I am 100% abundantly positive that signal processing code could do this, and in ...

crazygringo · on May 29, 2024

> Now, scaling it down to where you can't hear it anymore may make it harder to believe, but the same code will pick it up.

That's where you're wrong. FFT frequency bands are surprisingly wide. You can make them narrower but with the tradeoff of losing temporal resolution. And it gets worse the lower the frequency gets.

There is absolutely no way you're going to detect a near-0.555 hZ effect from a few seconds of audio and determine whether it's off the frequency by 0.1% or even 1%.

Like I said, sure if you're dealing with a pure sine wave. But not a complex signal using FFT.

Or to put it another way -- a 1,000 hZ signal? Absolutely. But a 0.5 hZ signal? Absolutely not.

rerdavies · on May 29, 2024

There are various DFT-based algorithms for high-precision pitch detection.

Two common algorithms are cepstrum and analysis, and auto-correlation, which involve taking the DFT or inverse DFT of the absolute value of the DFT of the signal.

Find the peaks of the result, and then fit a cubic polynomial to the the peak, and the bins on either side, and then calculate the maximum value of the polynomial. The value at the which the maximum occurs determines the inverse frequency, which can then be converted to pitch.

Both algorithms produce results that are accurate to less than 0.1 cents. You do have to tweak buffer sizes and windowing depending on what pitch ranges you are interested in, and do some post filtering to skip over transients.

The temporal resolution problem is solved by calculating the result on overlapping frames. .

crazygringo · on May 30, 2024

Sure but the problem remains: you can't do that with only a few oscillations of a weak signal against a loud noisy complex signal.

You simply can't detect an inaudible-to-human-ears 0.5 hZ signal from 3 or 5 seconds of complex normal-volume audio, down to the accuracy of cents, much less 0.1 cents.

As I said above: a 1,000 hZ signal? Absolutely. But a 0.5 hZ signal? Absolutely not. There just isn't enough signal for that level of precision. No matter what tool you're using.

rerdavies · on June 3, 2024

But you could easily detect frequency modulation of a 220Hz signal by a 0.5 Hz sin wave, which would have sidebands separated by 4 cents. This is conceptually similar to heterodyning. Wow in the source material ends up creating sidebands of the source material in a frequency range that is more amenable to signal analysis. Whether this works or not depends on how much wow an actually record player has. But a back-of-the-envelope calculation seems to suggest that very tiny amounts of wow should create detectable side-bands.
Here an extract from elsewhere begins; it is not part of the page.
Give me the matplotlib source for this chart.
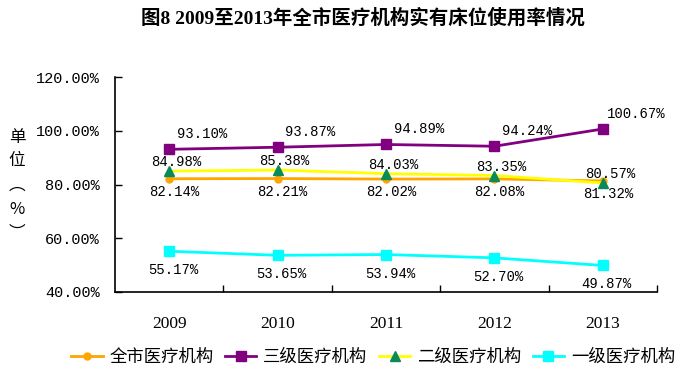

My suspicion is that OP assumed that the source material was accurately tuned to A=440, which is not a safe assumption, but is probably true for any source material that has a keyboard instrument which will almost always be tuned to A=440. Calculate the reference pitch for the source material, and you can tell how much the speed of the turntable is off. (And as others have pointed out, may be completely buggered by common mastering practices, and by Original Instrument recordings of classical music using pitch references other than A=440).

But it doesn't seem implausible that you could use analysis of wow in the source signal too.

mlyle · on May 29, 2024

I agree that FFT is not the easiest tool to use for the job. If I were trying to solve this problem, I'd use autocorrelation.

But it still sounds very challenging: there's multiple sources of periodic frequency change both in recordings and in playback mechanisms.